> [Aim of the task] Give back the full listing verbatim, apart from its images.

> [Information provided]

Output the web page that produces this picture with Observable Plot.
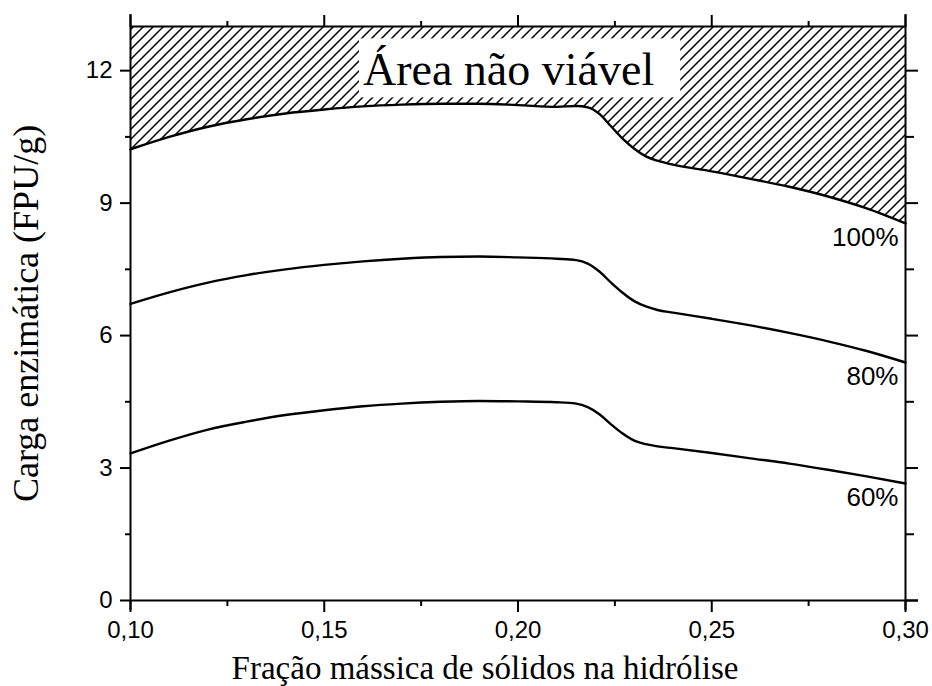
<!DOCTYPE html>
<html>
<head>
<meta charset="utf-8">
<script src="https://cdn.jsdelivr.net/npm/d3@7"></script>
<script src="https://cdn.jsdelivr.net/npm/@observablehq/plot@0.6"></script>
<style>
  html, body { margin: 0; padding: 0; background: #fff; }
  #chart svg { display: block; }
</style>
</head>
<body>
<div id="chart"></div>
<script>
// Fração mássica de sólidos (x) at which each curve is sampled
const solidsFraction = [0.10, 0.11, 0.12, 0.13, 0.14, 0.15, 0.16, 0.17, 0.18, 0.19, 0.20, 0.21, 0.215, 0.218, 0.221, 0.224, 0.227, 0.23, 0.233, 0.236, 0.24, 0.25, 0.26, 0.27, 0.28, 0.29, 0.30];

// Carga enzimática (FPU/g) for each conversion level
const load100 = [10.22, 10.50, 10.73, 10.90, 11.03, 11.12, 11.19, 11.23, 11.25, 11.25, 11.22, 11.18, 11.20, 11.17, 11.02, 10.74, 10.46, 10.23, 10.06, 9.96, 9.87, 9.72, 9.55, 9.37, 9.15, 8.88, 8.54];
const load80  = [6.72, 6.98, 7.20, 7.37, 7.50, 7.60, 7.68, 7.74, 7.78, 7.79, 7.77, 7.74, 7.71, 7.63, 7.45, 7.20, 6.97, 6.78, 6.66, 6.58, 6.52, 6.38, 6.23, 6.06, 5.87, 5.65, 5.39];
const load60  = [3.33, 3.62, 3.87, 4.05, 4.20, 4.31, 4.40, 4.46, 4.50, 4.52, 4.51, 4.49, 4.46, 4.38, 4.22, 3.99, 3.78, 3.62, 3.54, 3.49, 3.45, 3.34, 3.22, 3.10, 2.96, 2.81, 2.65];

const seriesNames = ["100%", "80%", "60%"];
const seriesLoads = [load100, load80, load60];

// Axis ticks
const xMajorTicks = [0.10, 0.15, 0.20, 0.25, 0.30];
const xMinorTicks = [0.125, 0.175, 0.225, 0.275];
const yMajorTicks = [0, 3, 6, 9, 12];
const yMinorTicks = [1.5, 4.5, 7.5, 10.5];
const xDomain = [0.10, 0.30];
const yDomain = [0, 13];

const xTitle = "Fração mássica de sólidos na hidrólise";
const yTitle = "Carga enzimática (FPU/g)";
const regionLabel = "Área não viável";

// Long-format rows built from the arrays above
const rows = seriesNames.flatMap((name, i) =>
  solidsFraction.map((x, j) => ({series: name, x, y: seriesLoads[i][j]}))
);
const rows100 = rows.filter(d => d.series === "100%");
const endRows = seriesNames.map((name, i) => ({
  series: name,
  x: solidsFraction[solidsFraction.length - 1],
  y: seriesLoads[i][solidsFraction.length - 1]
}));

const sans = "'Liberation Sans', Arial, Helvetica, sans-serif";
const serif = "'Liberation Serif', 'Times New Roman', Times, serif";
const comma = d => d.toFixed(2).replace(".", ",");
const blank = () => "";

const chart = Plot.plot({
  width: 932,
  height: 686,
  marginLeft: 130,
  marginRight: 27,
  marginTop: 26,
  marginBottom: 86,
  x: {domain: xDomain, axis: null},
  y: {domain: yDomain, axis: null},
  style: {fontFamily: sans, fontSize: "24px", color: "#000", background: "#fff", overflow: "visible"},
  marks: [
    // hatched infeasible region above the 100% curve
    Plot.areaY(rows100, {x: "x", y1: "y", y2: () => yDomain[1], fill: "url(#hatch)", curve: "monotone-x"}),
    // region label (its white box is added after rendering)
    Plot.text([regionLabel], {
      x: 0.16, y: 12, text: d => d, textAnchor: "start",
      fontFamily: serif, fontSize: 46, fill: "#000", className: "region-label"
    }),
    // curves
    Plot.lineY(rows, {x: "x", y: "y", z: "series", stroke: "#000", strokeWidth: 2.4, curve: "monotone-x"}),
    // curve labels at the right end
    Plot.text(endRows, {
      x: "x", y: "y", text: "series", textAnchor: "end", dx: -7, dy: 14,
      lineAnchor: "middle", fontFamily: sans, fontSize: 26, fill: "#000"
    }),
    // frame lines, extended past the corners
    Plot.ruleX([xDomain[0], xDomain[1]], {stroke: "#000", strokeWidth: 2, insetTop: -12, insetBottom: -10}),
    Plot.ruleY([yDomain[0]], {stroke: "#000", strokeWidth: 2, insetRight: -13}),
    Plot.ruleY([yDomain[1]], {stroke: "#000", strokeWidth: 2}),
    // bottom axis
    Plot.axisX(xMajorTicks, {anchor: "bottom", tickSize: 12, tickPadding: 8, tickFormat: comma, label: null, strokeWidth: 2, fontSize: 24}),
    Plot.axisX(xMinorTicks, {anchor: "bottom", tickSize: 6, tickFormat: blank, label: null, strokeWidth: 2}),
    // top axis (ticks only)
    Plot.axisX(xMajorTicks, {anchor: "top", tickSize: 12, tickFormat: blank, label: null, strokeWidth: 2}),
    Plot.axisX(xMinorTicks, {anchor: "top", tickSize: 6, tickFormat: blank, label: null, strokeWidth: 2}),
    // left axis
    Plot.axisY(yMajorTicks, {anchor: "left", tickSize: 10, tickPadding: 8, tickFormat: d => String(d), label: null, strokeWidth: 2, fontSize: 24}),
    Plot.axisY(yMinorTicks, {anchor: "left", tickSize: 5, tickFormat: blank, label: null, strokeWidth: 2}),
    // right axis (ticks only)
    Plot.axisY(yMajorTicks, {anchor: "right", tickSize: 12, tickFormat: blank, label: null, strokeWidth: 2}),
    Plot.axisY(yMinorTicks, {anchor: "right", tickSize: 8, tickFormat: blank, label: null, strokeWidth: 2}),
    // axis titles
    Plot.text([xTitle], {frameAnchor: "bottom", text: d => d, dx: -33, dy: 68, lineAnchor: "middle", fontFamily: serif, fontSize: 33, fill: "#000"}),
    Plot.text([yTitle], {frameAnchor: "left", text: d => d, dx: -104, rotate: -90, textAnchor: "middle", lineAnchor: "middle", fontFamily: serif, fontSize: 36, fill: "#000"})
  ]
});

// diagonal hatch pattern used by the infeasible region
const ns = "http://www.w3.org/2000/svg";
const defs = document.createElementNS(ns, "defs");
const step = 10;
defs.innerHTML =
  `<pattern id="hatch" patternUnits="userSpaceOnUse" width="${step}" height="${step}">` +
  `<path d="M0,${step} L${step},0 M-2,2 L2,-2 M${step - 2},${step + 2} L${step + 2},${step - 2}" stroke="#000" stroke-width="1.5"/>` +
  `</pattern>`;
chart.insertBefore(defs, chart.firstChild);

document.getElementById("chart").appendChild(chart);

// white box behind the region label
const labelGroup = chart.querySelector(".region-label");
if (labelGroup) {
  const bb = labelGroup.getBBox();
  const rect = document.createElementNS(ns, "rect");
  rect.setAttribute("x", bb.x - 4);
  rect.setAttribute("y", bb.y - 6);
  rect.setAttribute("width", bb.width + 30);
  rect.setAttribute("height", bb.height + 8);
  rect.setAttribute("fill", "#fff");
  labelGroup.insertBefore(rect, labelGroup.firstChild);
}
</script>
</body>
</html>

> [Full response]
Output the web page that produces this picture with Observable Plot.
<!DOCTYPE html>
<html>
<head>
<meta charset="utf-8">
<script src="https://cdn.jsdelivr.net/npm/d3@7"></script>
<script src="https://cdn.jsdelivr.net/npm/@observablehq/plot@0.6"></script>
<style>
  html, body { margin: 0; padding: 0; background: #fff; }
  #chart svg { display: block; }
</style>
</head>
<body>
<div id="chart"></div>
<script>
// Fração mássica de sólidos (x) at which each curve is sampled
const solidsFraction = [0.10, 0.11, 0.12, 0.13, 0.14, 0.15, 0.16, 0.17, 0.18, 0.19, 0.20, 0.21, 0.215, 0.218, 0.221, 0.224, 0.227, 0.23, 0.233, 0.236, 0.24, 0.25, 0.26, 0.27, 0.28, 0.29, 0.30];

// Carga enzimática (FPU/g) for each conversion level
const load100 = [10.22, 10.50, 10.73, 10.90, 11.03, 11.12, 11.19, 11.23, 11.25, 11.25, 11.22, 11.18, 11.20, 11.17, 11.02, 10.74, 10.46, 10.23, 10.06, 9.96, 9.87, 9.72, 9.55, 9.37, 9.15, 8.88, 8.54];
const load80  = [6.72, 6.98, 7.20, 7.37, 7.50, 7.60, 7.68, 7.74, 7.78, 7.79, 7.77, 7.74, 7.71, 7.63, 7.45, 7.20, 6.97, 6.78, 6.66, 6.58, 6.52, 6.38, 6.23, 6.06, 5.87, 5.65, 5.39];
const load60  = [3.33, 3.62, 3.87, 4.05, 4.20, 4.31, 4.40, 4.46, 4.50, 4.52, 4.51, 4.49, 4.46, 4.38, 4.22, 3.99, 3.78, 3.62, 3.54, 3.49, 3.45, 3.34, 3.22, 3.10, 2.96, 2.81, 2.65];

const seriesNames = ["100%", "80%", "60%"];
const seriesLoads = [load100, load80, load60];

// Axis ticks
const xMajorTicks = [0.10, 0.15, 0.20, 0.25, 0.30];
const xMinorTicks = [0.125, 0.175, 0.225, 0.275];
const yMajorTicks = [0, 3, 6, 9, 12];
const yMinorTicks = [1.5, 4.5, 7.5, 10.5];
const xDomain = [0.10, 0.30];
const yDomain = [0, 13];

const xTitle = "Fração mássica de sólidos na hidrólise";
const yTitle = "Carga enzimática (FPU/g)";
const regionLabel = "Área não viável";

// Long-format rows built from the arrays above
const rows = seriesNames.flatMap((name, i) =>
  solidsFraction.map((x, j) => ({series: name, x, y: seriesLoads[i][j]}))
);
const rows100 = rows.filter(d => d.series === "100%");
const endRows = seriesNames.map((name, i) => ({
  series: name,
  x: solidsFraction[solidsFraction.length - 1],
  y: seriesLoads[i][solidsFraction.length - 1]
}));

const sans = "'Liberation Sans', Arial, Helvetica, sans-serif";
const serif = "'Liberation Serif', 'Times New Roman', Times, serif";
const comma = d => d.toFixed(2).replace(".", ",");
const blank = () => "";

const chart = Plot.plot({
  width: 932,
  height: 686,
  marginLeft: 130,
  marginRight: 27,
  marginTop: 26,
  marginBottom: 86,
  x: {domain: xDomain, axis: null},
  y: {domain: yDomain, axis: null},
  style: {fontFamily: sans, fontSize: "24px", color: "#000", background: "#fff", overflow: "visible"},
  marks: [
    // hatched infeasible region above the 100% curve
    Plot.areaY(rows100, {x: "x", y1: "y", y2: () => yDomain[1], fill: "url(#hatch)", curve: "monotone-x"}),
    // region label (its white box is added after rendering)
    Plot.text([regionLabel], {
      x: 0.16, y: 12, text: d => d, textAnchor: "start",
      fontFamily: serif, fontSize: 46, fill: "#000", className: "region-label"
    }),
    // curves
    Plot.lineY(rows, {x: "x", y: "y", z: "series", stroke: "#000", strokeWidth: 2.4, curve: "monotone-x"}),
    // curve labels at the right end
    Plot.text(endRows, {
      x: "x", y: "y", text: "series", textAnchor: "end", dx: -7, dy: 14,
      lineAnchor: "middle", fontFamily: sans, fontSize: 26, fill: "#000"
    }),
    // frame lines, extended past the corners
    Plot.ruleX([xDomain[0], xDomain[1]], {stroke: "#000", strokeWidth: 2, insetTop: -12, insetBottom: -10}),
    Plot.ruleY([yDomain[0]], {stroke: "#000", strokeWidth: 2, insetRight: -13}),
    Plot.ruleY([yDomain[1]], {stroke: "#000", strokeWidth: 2}),
    // bottom axis
    Plot.axisX(xMajorTicks, {anchor: "bottom", tickSize: 12, tickPadding: 8, tickFormat: comma, label: null, strokeWidth: 2, fontSize: 24}),
    Plot.axisX(xMinorTicks, {anchor: "bottom", tickSize: 6, tickFormat: blank, label: null, strokeWidth: 2}),
    // top axis (ticks only)
    Plot.axisX(xMajorTicks, {anchor: "top", tickSize: 12, tickFormat: blank, label: null, strokeWidth: 2}),
    Plot.axisX(xMinorTicks, {anchor: "top", tickSize: 6, tickFormat: blank, label: null, strokeWidth: 2}),
    // left axis
    Plot.axisY(yMajorTicks, {anchor: "left", tickSize: 10, tickPadding: 8, tickFormat: d => String(d), label: null, strokeWidth: 2, fontSize: 24}),
    Plot.axisY(yMinorTicks, {anchor: "left", tickSize: 5, tickFormat: blank, label: null, strokeWidth: 2}),
    // right axis (ticks only)
    Plot.axisY(yMajorTicks, {anchor: "right", tickSize: 12, tickFormat: blank, label: null, strokeWidth: 2}),
    Plot.axisY(yMinorTicks, {anchor: "right", tickSize: 8, tickFormat: blank, label: null, strokeWidth: 2}),
    // axis titles
    Plot.text([xTitle], {frameAnchor: "bottom", text: d => d, dx: -33, dy: 68, lineAnchor: "middle", fontFamily: serif, fontSize: 33, fill: "#000"}),
    Plot.text([yTitle], {frameAnchor: "left", text: d => d, dx: -104, rotate: -90, textAnchor: "middle", lineAnchor: "middle", fontFamily: serif, fontSize: 36, fill: "#000"})
  ]
});

// diagonal hatch pattern used by the infeasible region
const ns = "http://www.w3.org/2000/svg";
const defs = document.createElementNS(ns, "defs");
const step = 10;
defs.innerHTML =
  `<pattern id="hatch" patternUnits="userSpaceOnUse" width="${step}" height="${step}">` +
  `<path d="M0,${step} L${step},0 M-2,2 L2,-2 M${step - 2},${step + 2} L${step + 2},${step - 2}" stroke="#000" stroke-width="1.5"/>` +
  `</pattern>`;
chart.insertBefore(defs, chart.firstChild);

document.getElementById("chart").appendChild(chart);

// white box behind the region label
const labelGroup = chart.querySelector(".region-label");
if (labelGroup) {
  const bb = labelGroup.getBBox();
  const rect = document.createElementNS(ns, "rect");
  rect.setAttribute("x", bb.x - 4);
  rect.setAttribute("y", bb.y - 6);
  rect.setAttribute("width", bb.width + 30);
  rect.setAttribute("height", bb.height + 8);
  rect.setAttribute("fill", "#fff");
  labelGroup.insertBefore(rect, labelGroup.firstChild);
}
</script>
</body>
</html>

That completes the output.